Researchers from Australia discovered evidence of ‘negative selection’ in human evolution.
A team of researchers from the University of Queensland in Australia found signatures of negative selection or the removal of deleterious gene variants in several human traits. Their study also reveals that the most substantial evidence is found in traits associated with the cardiovascular and reproductive functions.
According to science, evolution is a continuous process. It never stops. Meaning, humans continue to evolve with the passing of time. Natural selection takes generations and often so subtle that humans barely notice the changes.
However, the Australian geneticists claimed that they had discovered a way to detect those changes. They reportedly used a statistical method to find mutations in the DNA of humans.
“In natural selection, or ‘survival of the fittest,’ characteristics that improve survival are more likely to be passed on to the next generation,” Professor Jian Yang from the University of Queensland’s Institute for Molecular Bioscience said in a statement.
“The opposite also occurs, when DNA mutations with a detrimental effect on fitness are less likely to be passed on, by a process called negative selection.”
According to Dr. Jian Zeng, one of the researchers also from UQ, the most significant negative selection of DNA mutations was associated with reproductive function.
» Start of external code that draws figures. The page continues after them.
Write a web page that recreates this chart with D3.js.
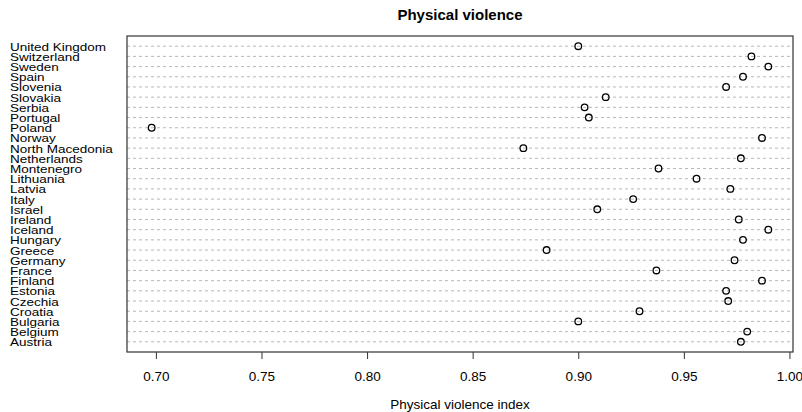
<!DOCTYPE html>
<html>
<head>
<meta charset="utf-8">
<script src="https://cdn.jsdelivr.net/npm/d3@7"></script>
<style>
  body { margin: 0; background: #fff; }
  text { font-family: "Liberation Sans", Arial, Helvetica, sans-serif; }
</style>
</head>
<body>
<div id="root"></div>
<script>
// Countries, top to bottom as drawn
const countries = ["United Kingdom", "Switzerland", "Sweden", "Spain", "Slovenia", "Slovakia",
  "Serbia", "Portugal", "Poland", "Norway", "North Macedonia", "Netherlands", "Montenegro",
  "Lithuania", "Latvia", "Italy", "Israel", "Ireland", "Iceland", "Hungary", "Greece",
  "Germany", "France", "Finland", "Estonia", "Czechia", "Croatia", "Bulgaria", "Belgium", "Austria"];
const violenceIndex = [0.900, 0.982, 0.990, 0.978, 0.970, 0.913,
  0.903, 0.905, 0.698, 0.987, 0.874, 0.977, 0.938,
  0.956, 0.972, 0.926, 0.909, 0.976, 0.990, 0.978, 0.885,
  0.974, 0.937, 0.987, 0.970, 0.971, 0.929, 0.900, 0.980, 0.977];
const tickValues = [0.70, 0.75, 0.80, 0.85, 0.90, 0.95, 1.00];

const w = 802;
const h = 412;
const plotLeft = 127, plotRight = 793, plotTop = 36, plotBottom = 352;

const svg = d3.select("#root")
  .append("svg")
  .attr("width", w)
  .attr("height", h);

// x range padded 4% like R's default
const ext = d3.extent(violenceIndex);
const pad = (ext[1] - ext[0]) * 0.04;
const x = d3.scaleLinear()
  .domain([ext[0] - pad, ext[1] + pad])
  .range([plotLeft, plotRight]);

const n = countries.length;
const y = d3.scaleLinear()
  .domain([0, n + 1])
  .range([plotBottom, plotTop]);
// row position: first country at top
const rowY = i => y(n - i);

// dotted guide lines
svg.selectAll("line.guide")
  .data(countries)
  .enter()
  .append("line")
  .attr("class", "guide")
  .attr("x1", plotLeft)
  .attr("x2", plotRight)
  .attr("y1", (d, i) => rowY(i))
  .attr("y2", (d, i) => rowY(i))
  .attr("stroke", "#b8b8b8")
  .attr("stroke-width", 1)
  .attr("stroke-dasharray", "3,3");

// points
svg.selectAll("circle.pt")
  .data(violenceIndex)
  .enter()
  .append("circle")
  .attr("class", "pt")
  .attr("cx", d => x(d))
  .attr("cy", (d, i) => rowY(i))
  .attr("r", 3.3)
  .attr("fill", "none")
  .attr("stroke", "#000")
  .attr("stroke-width", 1.3);

// country labels (squashed a bit vertically, as in the original)
svg.selectAll("text.lab")
  .data(countries)
  .enter()
  .append("text")
  .attr("class", "lab")
  .attr("transform", (d, i) => `translate(10, ${rowY(i) + 4.5}) scale(1, 0.82)`)
  .style("font-size", "13.5px")
  .text(d => d);

// box
svg.append("rect")
  .attr("x", plotLeft)
  .attr("y", plotTop)
  .attr("width", plotRight - plotLeft)
  .attr("height", plotBottom - plotTop)
  .attr("fill", "none")
  .attr("stroke", "#333")
  .attr("stroke-width", 1.2);

// x axis
const xAxis = d3.axisBottom(x)
  .tickValues(tickValues)
  .tickFormat(d3.format(".2f"))
  .tickSize(7)
  .tickPadding(12);

const gx = svg.append("g")
  .attr("transform", `translate(0, ${plotBottom})`)
  .call(xAxis);
gx.select(".domain").remove();
gx.selectAll("line").attr("stroke", "#333");
gx.selectAll("text")
  .style("font-size", "13.5px")
  .style("font-family", "Liberation Sans, Arial, sans-serif")
  .attr("fill", "#000");

// titles
svg.append("text")
  .attr("x", (plotLeft + plotRight) / 2)
  .attr("y", 20)
  .attr("text-anchor", "middle")
  .style("font-size", "15px")
  .style("font-weight", "bold")
  .text("Physical violence");

svg.append("text")
  .attr("x", (plotLeft + plotRight) / 2)
  .attr("y", 409)
  .attr("text-anchor", "middle")
  .style("font-size", "13.5px")
  .text("Physical violence index");
</script>
</body>
</html>
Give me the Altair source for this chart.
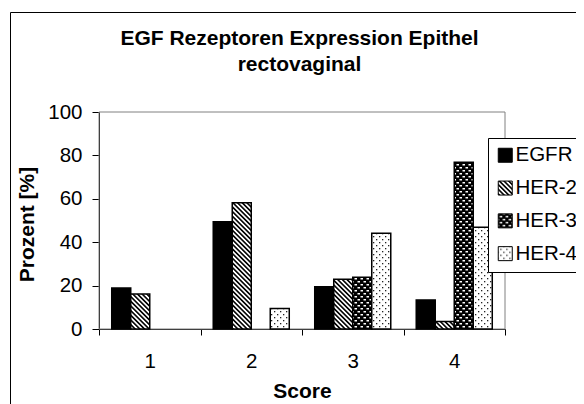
import altair as alt
import pandas as pd
import jinja2

# ---- data ----
scores = ["1", "2", "3", "4"]
series = ["EGFR", "HER-2", "HER-3", "HER-4"]
egfr = [18.9, 49.4, 19.5, 13.4]
her2 = [16.1, 58.2, 22.9, 3.4]
her3 = [0.0, 0.0, 23.8, 76.8]
her4 = [0.0, 9.5, 44.1, 46.9]
y_ticks = [0, 20, 40, 60, 80, 100]
title_lines = ["EGF Rezeptoren Expression Epithel", "rectovaginal"]
y_title = "Prozent [%]"
x_title = "Score"

rows = []
for s, vals in zip(series, [egfr, her2, her3, her4]):
    for sc, v in zip(scores, vals):
        rows.append({"Score": sc, "Serie": s, "Wert": v})
df = pd.DataFrame(rows)

FONT = "Liberation Sans, Arial, sans-serif"
W, H = 406, 217
fills = ["black", "url(#p-her2)", "url(#p-her3)", "url(#p-her4)"]

frame = alt.Chart(pd.DataFrame({"k": [0]})).mark_rect(
    fillOpacity=0, stroke="black", strokeWidth=1
).encode(x=alt.value(-88.5), x2=alt.value(W + 200), y=alt.value(-99.5), y2=alt.value(H + 200))

border = alt.Chart(pd.DataFrame({"k": [0]})).mark_rect(
    fillOpacity=0, stroke="#808080", strokeWidth=1
).encode(x=alt.value(0), x2=alt.value(W), y=alt.value(0), y2=alt.value(H))

bars = alt.Chart(df).transform_filter("datum.Wert > 0").mark_bar(
    stroke="black", strokeWidth=1.5
).encode(
    x=alt.X("Score:N", sort=scores,
            scale=alt.Scale(domain=scores, paddingInner=0, paddingOuter=0),
            axis=alt.Axis(title=x_title, labelAngle=0, tickBand="extent", tickSize=6,
                          labelBaseline="alphabetic", labelPadding=32,
                          titleY=68, titleBaseline="alphabetic")),
    xOffset=alt.XOffset("Serie:N", sort=series,
                        scale=alt.Scale(domain=series, paddingInner=0, paddingOuter=0.67)),
    y=alt.Y("Wert:Q", scale=alt.Scale(domain=[0, 100], nice=False),
            axis=alt.Axis(values=y_ticks, title=y_title, tickSize=7, labelPadding=10,
                          titleX=-66, titleY=112, titleBaseline="alphabetic",
                          titleAngle=270, titleAlign="center")),
    color=alt.Color("Serie:N", sort=series,
                    scale=alt.Scale(domain=series, range=fills),
                    legend=alt.Legend(title=None, orient="none", legendX=389, legendY=26,
                                      direction="vertical", fillColor="white",
                                      strokeColor="black", padding=7,
                                      symbolType="square", symbolSize=196,
                                      symbolStrokeColor="black", symbolStrokeWidth=1,
                                      symbolOpacity=1,
                                      labelFont=FONT, labelFontSize=20.5, labelColor="black",
                                      rowPadding=11.8, labelOffset=0)),
)

chart = alt.layer(frame, border, bars).properties(
    width=W, height=H,
    padding={"left": 91, "top": 104, "right": 90, "bottom": 75},
    autosize=alt.AutoSizeParams(type="none"),
    background="white",
    title=alt.Title(title_lines, font=FONT, fontSize=21, fontWeight="bold", color="black",
                    anchor="middle", frame="group", baseline="top", lineHeight=26,
                    offset=-62.5, dx=-2.5),
).configure_view(stroke=None).configure_axis(
    domainColor="black", domainWidth=1, tickColor="black", tickWidth=1,
    labelColor="black", labelFont=FONT, labelFontSize=20.5,
    titleColor="black", titleFont=FONT, titleFontSize=21, titleFontWeight="bold",
    grid=False, zindex=1,
)

TEMPLATE = jinja2.Template("""<!DOCTYPE html>
<html>
<head>
<style>
  html, body { overflow: hidden; }
  #{{ output_div }}.vega-embed { display: block; overflow: visible; }
  #{{ output_div }} svg { flex-shrink: 0; overflow: visible; }
</style>
<script type="text/javascript" src="{{ base_url }}/vega@{{ vega_version }}"></script>
<script type="text/javascript" src="{{ base_url }}/vega-lite@{{ vegalite_version }}"></script>
<script type="text/javascript" src="{{ base_url }}/vega-embed@{{ vegaembed_version }}"></script>
</head>
<body>
<svg width="0" height="0" style="position:absolute">
  <defs>
    <pattern id="p-her2" patternUnits="userSpaceOnUse" width="3.3" height="3.3" patternTransform="rotate(-45)">
      <rect width="3.3" height="3.3" fill="white"/>
      <rect width="1.6" height="3.3" fill="black"/>
    </pattern>
    <pattern id="p-her3" patternUnits="userSpaceOnUse" width="6" height="6">
      <rect width="6" height="6" fill="black"/>
      <rect x="0.5" y="1" width="2.5" height="1.5" fill="white"/>
      <rect x="3.5" y="4" width="2.5" height="1.5" fill="white"/>
    </pattern>
    <pattern id="p-her4" patternUnits="userSpaceOnUse" width="6" height="6">
      <rect width="6" height="6" fill="white"/>
      <rect x="1" y="1" width="1.3" height="1.3" fill="#222"/>
      <rect x="4" y="4" width="1.3" height="1.3" fill="#222"/>
    </pattern>
  </defs>
</svg>
<div id="{{ output_div }}"></div>
<script type="text/javascript">
  (function(vegaEmbed) {
    var spec = {{ spec }};
    var embedOpt = {{ embed_options }};
    function showError(el, error){
      el.innerHTML = ('<div style="color:red;"><p>JavaScript Error: ' + error.message + '</p></div>');
      throw error;
    }
    const el = document.getElementById('{{ output_div }}');
    vegaEmbed("#{{ output_div }}", spec, embedOpt).catch(error => showError(el, error));
  })(vegaEmbed);
</script>
</body>
</html>
""")

chart.save("out.html", embed_options={"renderer": "svg", "actions": False}, template=TEMPLATE)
“We found genetic variants associated with fertility seem to have undergone the strongest selection compared to those associated with other traits, likely because of the strong correlation between fertility and genetic fitness,” Dr. Zeng explained.
According to the researchers, the purpose of their study is not necessarily to determine the impact of the changes they’re going to discover. Instead, it’s to further understand evolution and how selection really works.
“Negative selection prevents ‘bad’ mutations from spreading through the population, meaning that common DNA variants are likely to have small or no effect on traits. This study will help us better understand the genetic basis of complex traits and inform the design of future experiments in complex traits and medical genomics,” Dr. Zeng added.
The team’s research study was published in the journal Nature Genetics.